My Google Summer of Code (GSoC) project builds upon a previous joint project between Embecosm and Southampton University, which recently developed an open source AI/ML ISA extension for a RISC-V core. This project extended a CV32E40P RISC-V core with a vector instruction accelerator to improve performance in neural networks inference. This project produced excellent results, demonstrating a 5-fold increase in performance on an appropriate benchmark (TinyMLPerf).
One limitation of this existing work is that the project currently exists only as a Verilator model. This limits the measurement of performance to cycle counts without insight to any impact on clock speed in actual silicon. Furthermore, the current project has no pipeline and restricts all operations to be “single cycle”. This makes it difficult to understand how the previous project will perform in a a realistic situation. The goal of my Google Summer of Code (GSoC) project was to resolve this deficiency by realizing a hardware implementation of the accelerator. This was be done by synthesizing the model on an FPGA, the choice of which for this project was the Nexys A7 FPGA platform. The repository containing my work can be found here.
The Project
The first step it took in this project was to resolve some outstanding issues in the verification of the current design through randomly generated test cases. This was a necessary step to ensuring the integrity of my results, with functional and line coverage ensured with Verilator.

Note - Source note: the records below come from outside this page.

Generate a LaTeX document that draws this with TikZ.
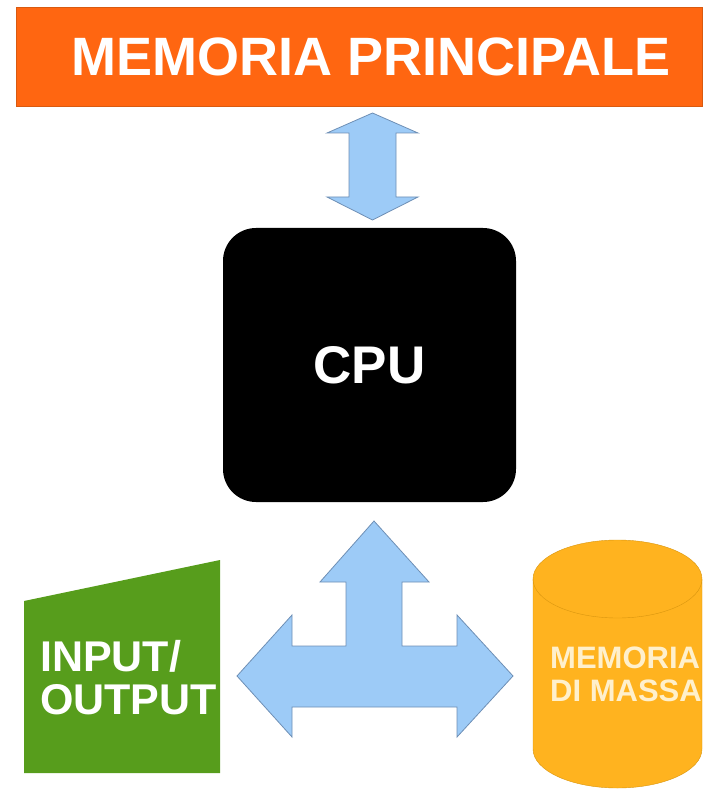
\documentclass[tikz,border=0pt]{standalone}
\usepackage{fontspec}
\setmainfont{Liberation Sans}
\usepackage{xcolor}
\usepackage{tikz}

\definecolor{memorange}{HTML}{FF6611}
\definecolor{memedge}{HTML}{D95A10}
\definecolor{busblue}{HTML}{9DCBF7}
\definecolor{busedge}{HTML}{6E8FB5}
\definecolor{iogreen}{HTML}{579D1C}
\definecolor{diskgold}{HTML}{FFB31F}
\definecolor{diskedge}{HTML}{D9960F}
\definecolor{disktext}{HTML}{FFF0CC}

\begin{document}
\begin{tikzpicture}[x=1pt, y=-1pt,
	banner/.style={fill=memorange, draw=memedge, text=white, minimum width=686pt, minimum height=99pt, inner sep=0pt, font=\fontsize{54}{60}\selectfont\bfseries},
	cpubox/.style={fill=black, rounded corners=33pt, text=white, minimum width=293pt, minimum height=274pt, inner sep=0pt, font=\fontsize{53}{60}\selectfont\bfseries},
	bus/.style={fill=busblue, draw=busedge, line width=0.8pt, line join=miter},
	label/.style={anchor=north west, align=left, inner sep=0pt}]
	\useasboundingbox (0,0) rectangle (706,791);
	\node[banner] (mem) at (359,56.5) {\kern24pt MEMORIA PRINCIPALE};
	\node[cpubox] (cpu) at (369.5,365) {CPU};
	\draw[bus] (372.5,113) -- (418,133) -- (396,133) -- (396,197) -- (418,197) -- (372.5,220) -- (327,197) -- (349,197) -- (349,133) -- (327,133) -- cycle;
	\draw[bus] (374,521) -- (429,582) -- (402,582) -- (402,646) -- (457,646) -- (457,615) -- (513,676) -- (457,737) -- (457,707)
		-- (292,707) -- (292,737) -- (237,676) -- (292,615) -- (292,646) -- (346,646) -- (346,582) -- (320,582) -- cycle;
	\fill[iogreen] (24,601) -- (220,560) -- (220,773) -- (24,773) -- cycle;
	\node[label, text=white, font=\fontsize{43}{43}\selectfont\bfseries] (io) at (40,640) {INPUT/\\OUTPUT};
	\filldraw[fill=diskgold, draw=diskedge] (533,579) -- (533,749) arc[start angle=180, end angle=0, x radius=84.5, y radius=39]
		-- (702,579) arc[start angle=0, end angle=-180, x radius=84.5, y radius=39] -- cycle;
	\draw[diskedge] (533,579) arc[start angle=180, end angle=0, x radius=84.5, y radius=39];
	\node[label, text=disktext, font=\fontsize{31}{33}\selectfont\bfseries] (disk) at (550,647) {MEMORIA\\DI MASSA};
\end{tikzpicture}
\end{document}
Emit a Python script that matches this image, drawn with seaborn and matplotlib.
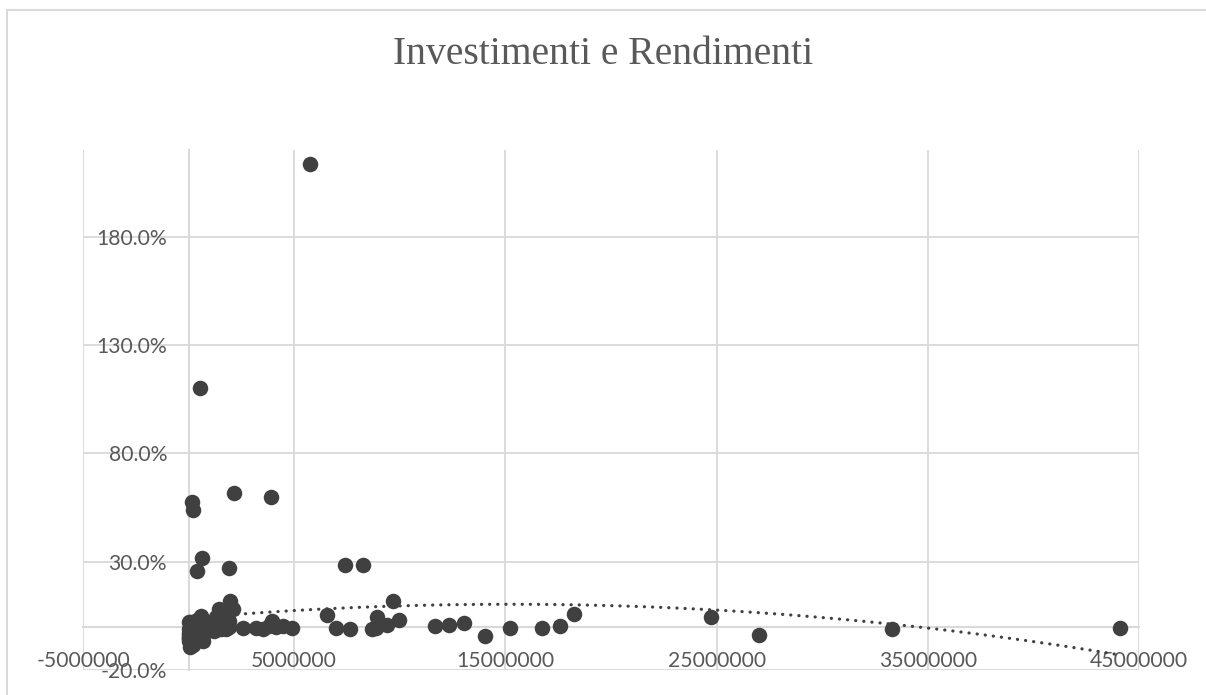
import numpy as np
import pandas as pd
import seaborn as sns
import matplotlib
matplotlib.use("Agg")
import matplotlib.pyplot as plt
from matplotlib.ticker import FuncFormatter, FixedLocator
from matplotlib.lines import Line2D

# ---- data: visible points (investment in units, return in %) ----
investimenti = [
    50000, 200000, 0, 300000, 670000, 100000, 50000, 400000, 40000, 360000,
    590000, 800000, 1000000, 1300000, 1460000, 1600000, 1780000, 1930000, 1950000, 2100000,
    1970000, 1400000, 1700000, 250000, 150000, 500000,
    170000, 200000, 550000, 640000, 400000, 1920000, 2160000, 3910000, 5760000, 7420000, 8270000,
    2570000, 3200000, 3500000, 3800000, 3940000, 4150000, 4460000, 4900000,
    6550000, 7000000, 7650000, 8680000, 8920000, 9390000, 9700000, 9940000, 8850000,
    11650000, 12330000, 13020000, 14020000, 15240000, 16740000, 17570000, 18240000,
    24750000, 27000000, 33300000, 44100000,
]
rendimenti = [
    -9.6, -8.5, -6.4, -5.5, -6.4, -4.0, -2.0, -3.0, 2.1, 1.3,
    5.1, -1.0, -0.3, 4.3, 8.2, 2.1, 5.9, 2.8, 10.5, 8.3,
    12.0, -1.0, -0.5, -7.5, -3.5, -4.5,
    57.6, 54.0, 110.2, 31.8, 25.9, 27.2, 61.8, 60.0, 213.5, 28.6, 28.6,
    -0.8, -0.8, -1.0, 0.5, 2.8, -0.3, 0.2, -0.8,
    5.6, -0.7, -1.0, -1.0, 4.3, 0.8, 12.0, 3.1, -0.8,
    0.5, 1.0, 1.7, -4.4, -0.7, -0.7, 0.1, 5.9,
    4.6, -3.7, -1.3, -0.7,
]
# ---- points hidden inside the dense cluster near the origin ----
investimenti_cluster = [
    0, 20000, 30000, 60000, 80000, 100000, 120000, 150000, 180000, 200000,
    220000, 250000, 280000, 300000, 320000, 350000, 380000, 420000, 450000, 480000,
    500000, 520000, 550000, 600000, 650000, 700000, 750000, 800000, 850000, 900000,
    950000, 1000000, 1050000, 1100000, 1150000, 1200000, 1250000, 1300000, 1350000, 1400000,
    1450000, 1500000, 1550000, 1600000, 1650000, 1700000, 1750000, 1800000, 1850000, 1900000,
    10000, 40000, 90000, 130000, 160000, 210000, 260000, 330000, 400000, 460000,
]
rendimenti_cluster = [
    -3, -5, -1, 2, -7, -2, 0, -4, 1, -6,
    -2, 0, -5, 1, -3, -1, 3, -4, 0, -2,
    1, -3, 0, 2, -1, -4, 0, 1, -2, -1,
    0, 1, -1, 2, 0, -2, 1, 0, -1, 3,
    0, 2, -1, 1, 3, 0, -1, 2, 1, 0,
    -5, -4, -3, -1, 0, -4, 2, -2, 1, -3,
]
x_ticks = [-5000000, 5000000, 15000000, 25000000, 35000000, 45000000]
y_ticks = [-20, 30, 80, 130, 180]
titolo = "Investimenti e Rendimenti"

df = pd.DataFrame({"Investimento": investimenti + investimenti_cluster,
                   "Rendimento": rendimenti + rendimenti_cluster})

sns.set_theme(style="white")
plt.rcParams["font.family"] = ["Lato", "DejaVu Sans"]

W, H = 1206, 695
fig = plt.figure(figsize=(W / 100, H / 100), dpi=100)
ax = fig.add_axes([83 / W, 1 - 670 / H, (1139 - 83) / W, (670 - 150) / H])

grid_c = "#d9d9d9"
text_c = "#595959"
pt_c = "#404040"

sns.scatterplot(data=df, x="Investimento", y="Rendimento", ax=ax, s=125,
                color=pt_c, edgecolor=pt_c, linewidth=0, zorder=3)
sns.regplot(data=df, x="Investimento", y="Rendimento", ax=ax, order=2, ci=None,
            scatter=False, truncate=True,
            line_kws=dict(color=pt_c, lw=2.3, linestyle=(0, (0.05, 2.5)),
                          dash_capstyle="round", zorder=4))

ax.set_xlim(-5000000, 45000000)
ax.set_ylim(-20, 220)
ax.xaxis.set_major_locator(FixedLocator(x_ticks))
ax.yaxis.set_major_locator(FixedLocator(y_ticks))
ax.xaxis.set_major_formatter(FuncFormatter(lambda v, p: f"{int(round(v))}"))
ax.yaxis.set_major_formatter(FuncFormatter(lambda v, p: f"{v:.1f}%"))

ax.grid(True, color=grid_c, lw=1.3, zorder=0)
ax.set_axisbelow(True)
for s in ["top", "right"]:
    ax.spines[s].set_visible(False)
ax.spines["left"].set_position(("data", 0))
ax.spines["bottom"].set_position(("data", 0))
for s in ["left", "bottom"]:
    ax.spines[s].set_color(grid_c)
    ax.spines[s].set_linewidth(1.5)
    ax.spines[s].set_zorder(1)

ax.tick_params(axis="both", length=0, labelsize=15.2, labelcolor=text_c)
ax.tick_params(axis="y", pad=15.5)
ax.tick_params(axis="x", pad=17.5)
ax.set_xlabel("")
ax.set_ylabel("")

fig.text(603 / W, 1 - 54 / H, titolo, ha="center", va="center",
         fontsize=28.5, color=text_c, family=["Liberation Serif", "DejaVu Serif"])

# chart border
fig.add_artist(Line2D([7 / W, 1.0], [1 - 10 / H, 1 - 10 / H], color=grid_c, lw=1.5,
                      transform=fig.transFigure))
fig.add_artist(Line2D([7 / W, 7 / W], [1 - 10 / H, 0], color=grid_c, lw=1.5,
                      transform=fig.transFigure))

fig.savefig("out.png", dpi=100)
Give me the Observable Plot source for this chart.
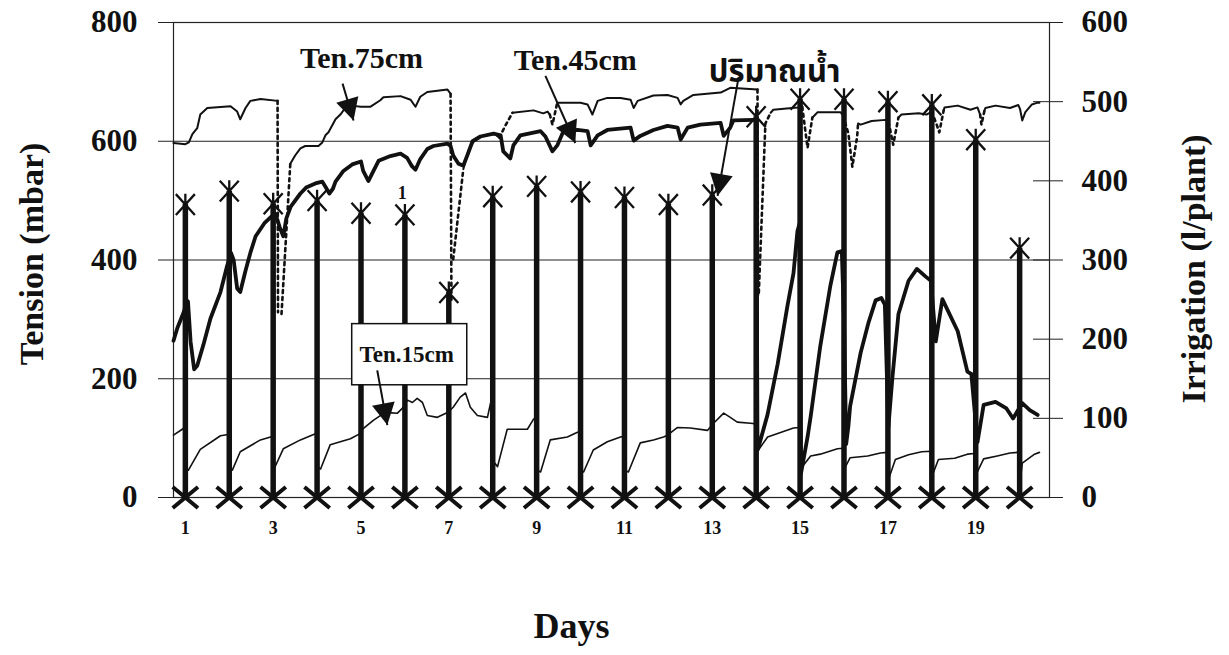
<!DOCTYPE html>
<html>
<head>
<meta charset="utf-8">
<script src="https://cdn.jsdelivr.net/npm/d3@7"></script>
<script src="https://cdn.jsdelivr.net/npm/@observablehq/plot@0.6"></script>
<style>
  html, body { margin: 0; padding: 0; background: #fff; }
</style>
</head>
<body>
<div id="chart"></div>
<script>
// Irrigation events (one per day) in l/plant, read on the right axis
const irrigationDays = d3.range(1, 21);
const irrigation = [370, 387, 371, 375, 359, 357, 259, 380, 393, 386, 379, 370, 382, 481, 503, 503, 500, 496, 452, 315];

// Soil water tension (mbar) at 15 cm depth: [day, tension]
const ten15 = [
  [0.73,105],[0.93,115],[0.99,118],[1.03,48],[1.07,46],[1.34,81],[1.8,104],[1.98,106],
  [2.03,46],[2.07,46],[2.25,77],[2.71,97],[2.94,102],[2.99,103],[3.02,48],[3.23,82],
  [3.62,97],[3.92,106],[3.98,108],[4.03,50],[4.08,48],[4.3,89],[4.76,99],[4.99,108],
  [5.05,116],[5.28,130],[5.44,138],[5.62,143],[5.83,142],[5.94,150],[6.06,164],[6.17,160],
  [6.28,167],[6.4,160],[6.51,138],[6.74,135],[6.97,143],[7.1,152],[7.26,169],[7.38,176],
  [7.49,152],[7.65,138],[7.88,135],[7.95,159],[8.02,60],[8.11,52],[8.33,115],[8.79,115],
  [8.93,132],[8.98,133],[9.03,45],[9.09,43],[9.31,97],[9.7,102],[9.93,110],[9.98,110],
  [10.03,45],[10.07,43],[10.29,80],[10.61,94],[10.91,102],[10.98,103],[11.03,45],[11.09,43],
  [11.36,92],[11.66,97],[11.89,102],[11.98,105],[12.21,118],[12.5,117],[12.89,113],[13.03,125],
  [13.26,142],[13.41,135],[13.57,127],[13.87,125],[14.0,124],[14.05,80],[14.26,102],[14.85,117],
  [14.98,118],[15.01,48],[15.24,70],[15.46,73],[15.85,82],[15.98,83],[16.02,50],[16.14,67],
  [16.54,70],[16.83,75],[16.98,76],[17.01,30],[17.17,64],[17.47,72],[17.77,77],[17.98,78],
  [18.0,35],[18.15,64],[18.52,66],[18.81,73],[18.97,74],[18.99,36],[19.18,65],[19.49,70],
  [19.78,75],[19.98,76],[20.02,32],[20.06,58],[20.34,73],[20.45,76]
];

// Tension at 45 cm depth
const ten45 = [
  [0.73,264],[0.82,286],[0.93,306],[0.98,316],[1.02,333],[1.06,330],[1.12,262],[1.2,216],
  [1.27,222],[1.41,257],[1.57,301],[1.8,346],[1.95,390],[2.04,412],[2.1,400],[2.18,352],
  [2.25,346],[2.37,382],[2.48,412],[2.6,440],[2.8,462],[3.0,476],[3.05,478],[3.15,455],
  [3.23,440],[3.3,470],[3.4,490],[3.62,512],[3.75,522],[3.96,529],[4.12,532],[4.2,522],
  [4.28,512],[4.36,520],[4.42,532],[4.6,550],[4.8,561],[5.0,566],[5.05,550],[5.17,533],
  [5.25,545],[5.4,567],[5.67,575],[5.9,579],[6.05,572],[6.16,558],[6.24,552],[6.35,570],
  [6.51,587],[6.65,592],[6.97,596],[7.04,592],[7.1,576],[7.22,562],[7.33,559],[7.42,576],
  [7.54,600],[7.72,608],[8.02,613],[8.18,610],[8.24,583],[8.4,571],[8.47,593],[8.63,610],
  [9.09,617],[9.2,608],[9.36,583],[9.47,593],[9.61,617],[9.93,619],[10.16,617],[10.23,593],
  [10.39,610],[10.61,619],[11.14,623],[11.21,601],[11.36,609],[11.66,619],[11.98,626],[12.21,623],
  [12.28,603],[12.44,623],[12.73,628],[13.19,631],[13.26,609],[13.41,623],[13.48,635],[13.94,636],
  [14.0,636],[14.03,80],[14.05,84],[14.26,140],[14.49,225],[14.71,322],[14.85,378],[14.94,449],
  [14.99,462],[15.02,40],[15.17,102],[15.24,136],[15.46,255],[15.69,357],[15.85,413],[15.95,415],
  [16.0,300],[16.05,90],[16.1,120],[16.14,154],[16.38,244],[16.56,295],[16.72,332],[16.85,336],
  [16.93,325],[17.01,118],[17.1,200],[17.24,309],[17.47,365],[17.66,385],[17.86,372],[17.98,365],
  [18.09,263],[18.24,334],[18.59,280],[18.81,212],[18.9,208],[19.04,93],[19.18,156],[19.45,161],
  [19.7,150],[19.85,133],[20.06,159],[20.23,147],[20.41,139]
];

// Tension at 75 cm depth: logged stretches (null separates them)
const ten75 = [
  [0.73,597],[1.0,595],[1.08,598],[1.16,612],[1.27,622],[1.34,645],[1.5,656],[2.03,659],
  [2.18,650],[2.25,637],[2.37,656],[2.48,668],[2.71,671],[3.1,668], null,
  [3.39,562],[3.5,576],[3.62,588],[3.73,592],[4.03,592],[4.12,598],[4.19,610],[4.26,615],
  [4.42,637],[4.53,645],[4.64,656],[4.76,660],[5.0,658],[5.21,658],[5.44,669],[5.51,674],
  [5.9,676],[6.13,670],[6.24,658],[6.35,675],[6.51,683],[6.97,687],[7.04,680], null,
  [7.33,553],[7.45,585],[7.6,604],[7.8,610],[8.05,612],[8.15,606], null,
  [8.45,648],[8.93,652],[9.15,647],[9.25,650],[9.3,645], null,
  [9.47,665],[10.0,665],[10.16,662],[10.27,645],[10.39,668],[10.61,673],[10.91,673],[11.14,670],
  [11.21,656],[11.3,668],[11.66,677],[11.98,678],[12.21,673],[12.28,662],[12.34,668],[12.57,678],
  [13.19,682],[13.41,690],[14.03,687], null,
  [14.33,648],[14.39,653],[14.94,657],[15.05,658], null,
  [15.28,640],[15.31,642],[15.4,649],[15.92,649],[15.98,643], null,
  [16.32,630],[16.38,628],[16.63,634],[16.95,636],[17.01,632], null,
  [17.24,640],[17.31,645],[17.7,647],[17.88,645],[18.0,650], null,
  [18.27,652],[18.29,657],[18.59,660],[18.88,653],[19.04,657],[19.1,645], null,
  [19.2,652],[19.22,656],[19.45,660],[19.78,656],[19.97,661],[20.01,654],[20.06,635],[20.13,649],
  [20.28,662],[20.41,665],[20.45,665]
];

// Sparse 75 cm readings around irrigations, drawn dotted
const ten75Gaps = [
  [[3.1,668],[3.11,312]],
  [[3.19,309],[3.39,562]],
  [[7.04,680],[7.06,333]],
  [[7.1,401],[7.33,553]],
  [[8.15,606],[8.3,628],[8.45,648]],
  [[9.3,645],[9.36,628],[9.47,665]],
  [[14.03,687],[14.04,340]],
  [[14.06,345],[14.21,630],[14.33,648]],
  [[15.05,658],[15.08,640],[15.17,589],[15.28,640]],
  [[15.98,643],[16.1,613],[16.19,557],[16.3,608],[16.32,630]],
  [[17.01,632],[17.05,620],[17.12,594],[17.24,640]],
  [[18.0,650],[18.11,628],[18.17,615],[18.27,652]],
  [[19.1,645],[19.13,628],[19.2,652]]
];

// Axis ticks
const dayTicks = [1, 3, 5, 7, 9, 11, 13, 15, 17, 19];
const tensionTicks = [0, 200, 400, 600, 800];
const irrigationTicks = [0, 100, 200, 300, 400, 500, 600];

// Labels and pointers
const seriesLabels = [
  {label: "Ten.75cm", day: 5.01, t: 740, size: 30},
  {label: "Ten.45cm", day: 9.88, t: 736, size: 30},
  {label: "ปริมาณน้ำ", day: 14.42, t: 716, size: 31},
  {label: "Ten.15cm", day: 6.04, t: 240, size: 23},
  {label: "1", day: 5.94, t: 513, size: 18}
];
const labelBox = [{day1: 4.80, day2: 7.42, t1: 189, t2: 292}];
const pointers = [
  {day1: 4.58, t1: 697, day2: 4.83, t2: 635},
  {day1: 9.20, t1: 710, day2: 9.88, t2: 597},
  {day1: 13.60, t1: 708, day2: 13.12, t2: 508},
  {day1: 5.37, t1: 214, day2: 5.60, t2: 122}
];

// ---- layout ----
const W = 1229, H = 655;
const mL = 173, mR = 180, mT = 22, mB = 158;
const xDomain = [0.73, 20.68];
const yDomain = [0, 800];
const irrToTension = 800 / 600;   // right axis 0–600 spans the same height as 0–800
const plotW = W - mL - mR, plotH = H - mT - mB;
const pxPerDay = plotW / (xDomain[1] - xDomain[0]);
const pxPerMbar = plotH / (yDomain[1] - yDomain[0]);

const toRows = (arr) => arr.map(p => p ? {day: p[0], t: p[1]} : {day: NaN, t: NaN});
const rows15 = toRows(ten15);
const rows45 = toRows(ten45);
const rows75 = toRows(ten75);
const rows75gaps = ten75Gaps.flatMap((seg, i) => seg.map(p => ({day: p[0], t: p[1], seg: i})));
const stems = irrigationDays.map((d, i) => ({day: d, irr: irrigation[i], t: irrigation[i] * irrToTension}));

// pointer heads: screen angle of each pointer
const heads = pointers.map(p => {
  const dx = (p.day2 - p.day1) * pxPerDay;
  const dy = -(p.t2 - p.t1) * pxPerMbar;
  return {...p, angle: Math.atan2(dy, dx) * 180 / Math.PI + 90};
});

// X marker with an upward spoke (top of each irrigation bar)
const starX = {
  draw(ctx, size) {
    const r = Math.sqrt(size / Math.PI);
    ctx.moveTo(-r, -r * 1.1); ctx.lineTo(r, r * 1.1);
    ctx.moveTo(-r, r * 1.1); ctx.lineTo(r, -r * 1.1);
    ctx.moveTo(0, -r * 1.15); ctx.lineTo(0, r);
  }
};
// flat X for the foot of each bar
const footX = {
  draw(ctx, size) {
    const r = Math.sqrt(size / Math.PI);
    ctx.moveTo(-r * 1.15, -r * 0.95); ctx.lineTo(r * 1.15, r * 0.95);
    ctx.moveTo(-r * 1.15, r * 0.95); ctx.lineTo(r * 1.15, -r * 0.95);
  }
};
// filled arrowhead, tip at the origin, pointing up
const headSym = {
  draw(ctx, size) {
    const r = Math.sqrt(size / Math.PI);
    ctx.moveTo(0, 0); ctx.lineTo(-r, 1.9 * r); ctx.lineTo(r, 1.9 * r); ctx.closePath();
  }
};

const serif = '"Liberation Serif", "Times New Roman", "DejaVu Serif", serif';
const ink = "#111";

const chart = Plot.plot({
  width: W, height: H,
  marginLeft: mL, marginRight: mR, marginTop: mT, marginBottom: mB,
  x: {domain: xDomain},
  y: {domain: yDomain},
  style: {fontFamily: serif, background: "#fff", color: ink},
  marks: [
    // horizontal grid
    Plot.ruleY([200, 400, 600], {stroke: "#222", strokeWidth: 1}),
    Plot.frame({stroke: "#222", strokeWidth: 1.2}),

    // left axis (tension)
    Plot.axisY(tensionTicks, {tickSize: 15, tickPadding: 21, fontSize: 31, fontWeight: "bold", label: null, stroke: "#222"}),
    // right axis (irrigation)
    Plot.ruleY(irrigationTicks, {y: d => d * irrToTension, insetLeft: plotW - 16, insetRight: -14, stroke: "#222", strokeWidth: 1}),
    Plot.text(irrigationTicks, {y: d => d * irrToTension, text: d => String(d), frameAnchor: "right", textAnchor: "start", dx: 32, fontSize: 31, fontWeight: "bold", fill: ink}),
    // bottom axis (days)
    Plot.axisX(dayTicks, {tickSize: 0, tickPadding: 24, fontSize: 18, fontWeight: "bold", label: null}),

    // axis titles
    Plot.text(["Tension (mbar)"], {frameAnchor: "left", textAnchor: "middle", rotate: -90, dx: -141, dy: -6, fontSize: 34, fontWeight: "bold", fill: ink}),
    Plot.text(["Irrigation (l/plant)"], {frameAnchor: "right", textAnchor: "middle", rotate: -90, dx: 145, dy: 9, fontSize: 34, fontWeight: "bold", fill: ink}),
    Plot.text(["Days"], {frameAnchor: "bottom", dx: -40, dy: 140, fontSize: 36, fontWeight: "bold", fill: ink}),

    // tension series
    Plot.line(rows15, {x: "day", y: "t", stroke: ink, strokeWidth: 1.6}),
    Plot.line(rows75, {x: "day", y: "t", stroke: ink, strokeWidth: 2}),
    Plot.line(rows75gaps, {x: "day", y: "t", z: "seg", stroke: ink, strokeWidth: 2.6, strokeDasharray: "3,4"}),
    Plot.line(rows45, {x: "day", y: "t", stroke: ink, strokeWidth: 3.8}),

    // irrigation bars
    Plot.ruleX(stems, {x: "day", y1: 0, y2: "t", stroke: ink, strokeWidth: 5.5}),
    Plot.dot(stems, {x: "day", y: "t", symbol: starX, r: 9.5, stroke: ink, strokeWidth: 2.3, fill: "none"}),
    Plot.dot(stems, {x: "day", y: () => 0, symbol: footX, r: 11, stroke: ink, strokeWidth: 4, fill: "none"}),

    // label box for the 15 cm series
    Plot.rect(labelBox, {x1: "day1", x2: "day2", y1: "t1", y2: "t2", fill: "#fff", stroke: ink, strokeWidth: 1.5}),

    // pointers
    Plot.link(pointers, {x1: "day1", y1: "t1", x2: "day2", y2: "t2", stroke: ink, strokeWidth: 2}),
    Plot.dot(heads, {x: "day2", y: "t2", symbol: headSym, r: 11.5, rotate: "angle", fill: ink, stroke: "none"}),

    // series labels
    Plot.text(seriesLabels, {x: "day", y: "t", text: "label", fontSize: "size", fontWeight: "bold", fill: ink,
      fontFamily: '"Liberation Serif", "Times New Roman", "Noto Sans Thai", "Loma", "Garuda", "Norasi", "DejaVu Sans", serif'})
  ]
});

document.getElementById("chart").appendChild(chart);
</script>
</body>
</html>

Having done this, I was able to focus on bringing up the ISA extension on the FPGA. As a first step, I attempted to do this on the baseline core (without the accelerator), for which I used the Open Hardware Groups core-v-mcu project. This was a reasonably challenging step, debugging (for which I used OpenOCD and gdb) was not straightforward, and, since the code was running on bare metal, I had to create a linker script was required to assign the program sections to the correct addresses of the core-v-mcu RAM. Anyone interested in following my steps on this project may find the README I wrote on the steps I took a useful reference.
Having synthesized and successfully run the baseline core-v MCU, I was able to tackle the challenge of synthesizing the accelerated core. This required some significant changes to support the new vector instructions and the accelerator/core interface. OpenOCD required the definition of both some vector CSRs, as well as some main processor CSRs, with GDB requiring further modification. At the time of writing this blog post, pure C programs run without issue while programs with assembly vector extensions instructions still did not perform correctly.
My Experience
The GSoC program has been both challenging and exciting for me. Supported by my mentors, Will Jones and Jeremy Bennett of Embecosm, I have been able to make significant progress on running the AI accelerator on the Nexys A7. There still remains a great deal of work to be done on this project, and I have agreed with my mentors that we will continue working on this project after the end of GSoC. Future work will involve more robust testing of the accelerator to identify why vector instructions are failing, and comparing bench marking of the hardware implementation against it’s verilator counterpart.
This project and my experience with GSOC have left me with some key take-aways. While GSoC is a great platform to explore new areas, develop new skills, and perhaps even to discover a new career path, GSoC is not an internship. It is definitely not something you should pursue half-heartedly, and should not be looked at as a way to earn money.
Another thing this project has driven home for me is the value of mentorship and community engagement. Between my project mentors and GSOC I was connected to a large array of experts in the field of my project. The value of collaborations through these connections to my project was extremely high, and I have no doubt that the connections I made will be valuable long into the future.
This has also helped give my confidence in my own value. As well as completing a project that is difficult in it’s own right, the collaboration and engagement I’ve done has shown my how my work has both fostered interest in a wider community, and made useful contributions to it. It was also made very clear to me how even in a circle of experts my efforts could be useful, especially for the fresh perspective is provided.
One specific insight regarding my project, and one that has affected not just me but the wider community, is that the out-of-the-box experience of the Core-V MCU would benefit from substantial improvement. My experience of difficulty setting up the debugging system has been an important factor in focusing attention on the SDK and usability of the CORE-V MCU project project. While there remains a great deal of work to be done on this, I have made my own contributions by documenting and publishing the steps I have taken for guidance of and testing by the wider community. One small example is this README.
Perhaps the most important lesson I have learned from all of this is the value of communication. Ultimately, while I set out to tackle my own specific project, as I discussed above, it ultimately prospered only in the context with mutual collaboration with a wider community. The foundation of all of this was strong communication skills, expressing myself to mentors and community members clearly and listening diligently in turn. This is a lesson I will me taking forward, and strongly encourage any readers of this blog post to take to heart.